A contagem dos votos terminou, a poeira assentou e o presidente Evo Morales, perante multidão estimada em quase 1 milhão de pessoas, promulgou a nova Constituição, aprovada por 61,43% dos bolivianos no referendo de 25 de janeiro, com mais de 90% de participação dos eleitores.
“Nesse dia histórico, proclamo promulgada a nova Constituição Política do Estado boliviano, a vigência do Estado plurinacional unitário, social e economicamente, o socialismo comunitário”, disse o presidente no último sábado, num discurso que praticamente toda a mídia comercial se recusou a transmitir.
Milhares de bolivianos vieram de locais distantes para participar do evento apelidado de “grande celebração”, que teve como convidados de honra a guatemalteca Rigoberta Menchu, vencedora do Prêmio Nobel da Paz, e José Miguel Insulza, secretário-geral da Organização dos Estados Americanos (OEA).
Embora a festa tenha terminado antes do previsto por causa do mau tempo, o público dançou, cantou e chorou ao ver o presidente promulgar a primeira Carta Magna aprovada pelo povo. Depois dos festejos, mãos à obra.
Às 8h30 da manhã seguinte, Evo já inaugurava um novo gabinete, aumentando o número de ministros de 16 para 20. Contrariando boatos de uma mudança radical na equipe, a alteração acabou sendo pequena. Poucos ministros foram afastados e o presidente manteve seu núcleo forte, composto por Juan Ramon de la Quintana (Ministro da Presidência), David Choquehuanca (Relações Exteriores), Alfredo Rada (Governo) e Walker San Miguel (Defesa).
A surpresa é que há menos representantes indígenas do que em gabinetes anteriores. São somente três: Choquehuanca, Julia Ramos (Meio Ambiente) e Celima Torrico (Justiça).

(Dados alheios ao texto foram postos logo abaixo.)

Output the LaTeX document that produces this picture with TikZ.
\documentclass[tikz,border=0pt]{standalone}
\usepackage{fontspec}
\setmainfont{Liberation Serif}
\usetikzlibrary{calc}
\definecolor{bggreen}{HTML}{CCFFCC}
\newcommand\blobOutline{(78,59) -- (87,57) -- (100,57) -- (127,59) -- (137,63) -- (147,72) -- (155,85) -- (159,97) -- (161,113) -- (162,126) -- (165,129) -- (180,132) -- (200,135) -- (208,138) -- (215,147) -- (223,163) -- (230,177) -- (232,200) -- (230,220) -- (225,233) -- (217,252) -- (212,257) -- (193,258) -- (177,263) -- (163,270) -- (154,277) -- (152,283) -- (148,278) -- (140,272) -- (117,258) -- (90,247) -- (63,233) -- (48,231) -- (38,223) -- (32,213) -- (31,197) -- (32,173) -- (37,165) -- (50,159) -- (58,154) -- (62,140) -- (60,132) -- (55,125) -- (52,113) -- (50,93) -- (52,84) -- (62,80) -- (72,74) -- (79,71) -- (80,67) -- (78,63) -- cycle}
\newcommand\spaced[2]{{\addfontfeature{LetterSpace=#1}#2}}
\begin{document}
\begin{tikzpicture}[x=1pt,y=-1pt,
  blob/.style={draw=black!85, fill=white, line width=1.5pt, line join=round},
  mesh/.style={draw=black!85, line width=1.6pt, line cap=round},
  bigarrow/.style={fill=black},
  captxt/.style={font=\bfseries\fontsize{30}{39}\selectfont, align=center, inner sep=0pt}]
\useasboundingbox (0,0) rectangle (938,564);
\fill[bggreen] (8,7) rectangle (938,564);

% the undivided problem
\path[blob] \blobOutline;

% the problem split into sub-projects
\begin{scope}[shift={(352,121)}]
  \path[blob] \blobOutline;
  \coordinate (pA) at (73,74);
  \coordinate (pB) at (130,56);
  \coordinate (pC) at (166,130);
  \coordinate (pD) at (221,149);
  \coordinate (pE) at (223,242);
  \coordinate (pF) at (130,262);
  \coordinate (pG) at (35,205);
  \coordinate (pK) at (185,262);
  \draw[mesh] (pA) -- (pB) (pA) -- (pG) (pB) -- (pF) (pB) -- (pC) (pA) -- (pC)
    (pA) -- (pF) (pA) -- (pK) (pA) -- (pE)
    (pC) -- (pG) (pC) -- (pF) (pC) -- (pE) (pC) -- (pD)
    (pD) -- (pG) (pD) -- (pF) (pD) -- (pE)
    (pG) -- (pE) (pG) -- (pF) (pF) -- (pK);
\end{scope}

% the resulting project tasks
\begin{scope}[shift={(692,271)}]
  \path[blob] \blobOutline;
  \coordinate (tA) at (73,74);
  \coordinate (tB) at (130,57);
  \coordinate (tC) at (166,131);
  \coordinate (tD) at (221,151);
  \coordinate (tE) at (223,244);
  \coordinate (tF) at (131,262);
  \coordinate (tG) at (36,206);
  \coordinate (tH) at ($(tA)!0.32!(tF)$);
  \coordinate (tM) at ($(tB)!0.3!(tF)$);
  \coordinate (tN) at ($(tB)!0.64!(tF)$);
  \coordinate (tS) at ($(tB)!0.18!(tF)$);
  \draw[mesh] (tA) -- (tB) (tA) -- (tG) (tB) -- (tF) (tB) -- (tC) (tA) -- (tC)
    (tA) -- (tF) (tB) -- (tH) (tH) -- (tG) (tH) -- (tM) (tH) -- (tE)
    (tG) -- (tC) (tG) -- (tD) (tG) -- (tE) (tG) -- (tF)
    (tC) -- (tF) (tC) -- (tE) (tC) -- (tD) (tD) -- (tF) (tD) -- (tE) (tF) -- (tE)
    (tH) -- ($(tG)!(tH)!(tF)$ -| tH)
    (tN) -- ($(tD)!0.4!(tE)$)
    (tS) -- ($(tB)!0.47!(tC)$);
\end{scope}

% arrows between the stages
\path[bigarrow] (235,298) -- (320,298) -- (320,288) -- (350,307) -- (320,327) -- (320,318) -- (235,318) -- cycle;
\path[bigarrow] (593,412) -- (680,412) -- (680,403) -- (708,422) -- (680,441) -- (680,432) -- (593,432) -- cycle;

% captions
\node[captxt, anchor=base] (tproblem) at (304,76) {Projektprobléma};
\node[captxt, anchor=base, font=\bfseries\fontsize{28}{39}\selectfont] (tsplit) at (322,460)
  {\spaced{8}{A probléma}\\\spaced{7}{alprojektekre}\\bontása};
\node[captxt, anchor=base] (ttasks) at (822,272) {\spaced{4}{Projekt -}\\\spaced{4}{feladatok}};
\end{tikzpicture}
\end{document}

Movimentos sociais reclamaram, reivindicando pelo menos 50% de representação.
“Existe um grande incômodo nos povos indígenas, apesar de respeitarmos a decisão tomada pelo presidente Evo Morales,” disse Adolfo Chavez, presidente da Confederação de Povos Indígenas, em comunicado oficial. “Reconheço que esteja dando maior ênfase ao trópico e ao ocidente [referência a regiões de população predominantemente indígena], mas não é correto que um presidente indígena discrimine 34 povos, população que é tão importante para a luta pela democracia e que foi esquecida”, afirmou em resposta ao fato de apenas as duas maiores etnias, Aymara e Quéchua , fazerem parte do novo gabinete.
Antes mesmo de promulgar a Constituição, o governo já havia começado a colocar em prática a nova lei contra os latifúndios. Numa pergunta à parte no referendo, mais de 80% dos eleitores votaram a favor de uma limitação da propriedade de terra em 5 mil hectares. Na semana passada, foram expropriadas nas planícies orientais terras que eram improdutivas ou foram adquiridas ilegalmente. Agora, toda propriedade privada deve servir a uma “função econômica e social”, sob risco de ser estatizada.

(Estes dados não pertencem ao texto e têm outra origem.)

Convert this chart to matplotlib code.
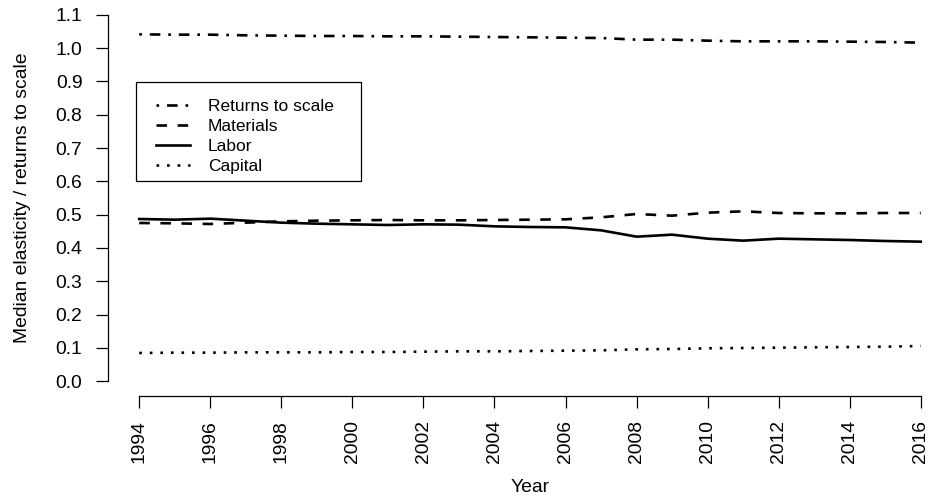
import matplotlib
matplotlib.use('Agg')
import matplotlib.pyplot as plt
from matplotlib.patches import Rectangle

plt.rcParams['font.family'] = ['Liberation Sans', 'DejaVu Sans']

years = list(range(1994, 2017))
returns_to_scale = [1.041, 1.040, 1.040, 1.038, 1.037, 1.036, 1.036, 1.035,
                    1.035, 1.034, 1.033, 1.032, 1.031, 1.030, 1.025, 1.025,
                    1.022, 1.020, 1.020, 1.020, 1.019, 1.018, 1.016]
materials = [0.475, 0.474, 0.472, 0.476, 0.480, 0.482, 0.483, 0.484,
             0.483, 0.483, 0.484, 0.485, 0.486, 0.492, 0.502, 0.497,
             0.506, 0.510, 0.505, 0.504, 0.504, 0.505, 0.505]
labor = [0.487, 0.485, 0.488, 0.482, 0.476, 0.473, 0.471, 0.469,
         0.471, 0.470, 0.465, 0.463, 0.462, 0.453, 0.434, 0.440,
         0.428, 0.422, 0.428, 0.426, 0.424, 0.421, 0.419]
capital = [0.085, 0.086, 0.086, 0.087, 0.087, 0.087, 0.088, 0.088,
           0.089, 0.090, 0.090, 0.091, 0.092, 0.093, 0.096, 0.097,
           0.099, 0.100, 0.101, 0.102, 0.103, 0.104, 0.106]

yticks = [round(0.1 * i, 1) for i in range(12)]
xticks = list(range(1994, 2017, 2))

W, H = 931, 497
fs = 13.9
fig = plt.figure(figsize=(W / 100, H / 100), dpi=100)
# plot region in pixels (R style, runs past the right edge)
left, right, top, bottom = 108, 952, 0, 396
ax = fig.add_axes([left / W, (H - bottom) / H, (right - left) / W, (bottom - top) / H])

lw = 1.9
ax.plot(years, returns_to_scale, color='black', lw=lw, ls=(0, (1, 3, 4, 3)),
        dash_capstyle='butt', label='Returns to scale')
ax.plot(years, materials, color='black', lw=lw, ls=(0, (4, 4)),
        dash_capstyle='butt', label='Materials')
ax.plot(years, labor, color='black', lw=lw, ls='-', label='Labor')
ax.plot(years, capital, color='black', lw=lw, ls=(0, (1, 3)),
        dash_capstyle='butt', label='Capital')

pad_x = 0.04 * (2016 - 1994)
pad_y = 0.04 * 1.1
ax.set_xlim(1994 - pad_x, 2016 + pad_x)
ax.set_ylim(0 - pad_y, 1.1 + pad_y)

for s in ['top', 'right']:
    ax.spines[s].set_visible(False)
ax.spines['left'].set_bounds(0, 1.1)
ax.spines['bottom'].set_bounds(1994, 2016)
for s in ['left', 'bottom']:
    ax.spines[s].set_linewidth(0.9)

ax.set_xticks(xticks)
ax.set_xticklabels([str(x) for x in xticks], rotation=90)
ax.set_yticks(yticks)
ax.set_yticklabels(['%.1f' % y for y in yticks])
ax.tick_params(direction='out', length=8.9, width=0.9, labelsize=fs)
ax.tick_params(axis='x', pad=8.5)
ax.tick_params(axis='y', pad=9.5)

ax.set_xlabel('Year', fontsize=fs, labelpad=11)
ax.set_ylabel('Median elasticity / returns to scale', fontsize=fs, labelpad=18)

# legend: entries without frame, then an R-like box around them
leg = ax.legend(loc='upper left',
                bbox_to_anchor=((156 - left) / (right - left), 1 - 99 / bottom),
                fontsize=12.5, frameon=False,
                handlelength=1.96, handletextpad=1.04, labelspacing=0.28,
                borderpad=0, borderaxespad=0)
fig.add_artist(Rectangle((136 / W, 1 - 181 / H), 225 / W, 99 / H,
                         transform=fig.transFigure, fill=False,
                         edgecolor='black', lw=0.9))

fig.savefig('out.png', dpi=100)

Sem diálogo com a oposição
A oposição ficou estranhamente quieta nas últimas duas semanas. A última manifestação pública ocorreu dois dias após o referendo, quando o empresário Branko Marinkovich, presidente do Comitê Cívico Pró Santa Cruz, relutantemente reconheceu a vitória governista em carta aberta ao presidente Morales.
“Como o senhor sabe, o referendo da nova Constituição mostrou que na Bolívia existem duas visões sobre o futuro do país”, diz a carta. “Por um lado, está a visão que o senhor propõe, baseada no socialismo comunitário. Eu reconheço a grande votação do ‘sim’. Por isso, creio que tenha chegado o momento de fazer um pacto nacional. O senhor quer democracia e unidade na Bolívia, nós também… Os grandes problemas somente terão solução se houver um pacto profundo e sincero, entre o MAS [Movimento ao Socialismo, partido do governo] e os defensores da autonomia [dos departamentos orientais, mais ricos]”.
Mas o presidente se recusou a receber qualquer representante da oposição até que a Constituição fosse oficializada. Os oposicionistas dizem estar abertos ao diálogo, mas rejeitam a proposta de Morales de encontrar cada governador pessoalmente, e não em grupo, como tem acontecido nos últimos anos. Assim sendo, não foi marcada nenhuma reunião para os próximos dias.
Mas o presidente mandou seu recado para a oposição no sábado. “O povo boliviano sabe que alguns grupos tentaram insistentemente me tirar do palácio [Quemado, sede do governo]. Os senhores sabem que alguns grupos tentaram me matar. Agora quero dizer: podem me tirar do palácio, podem me matar. A missão de fundar uma nova Bolívia unida foi cumprida”.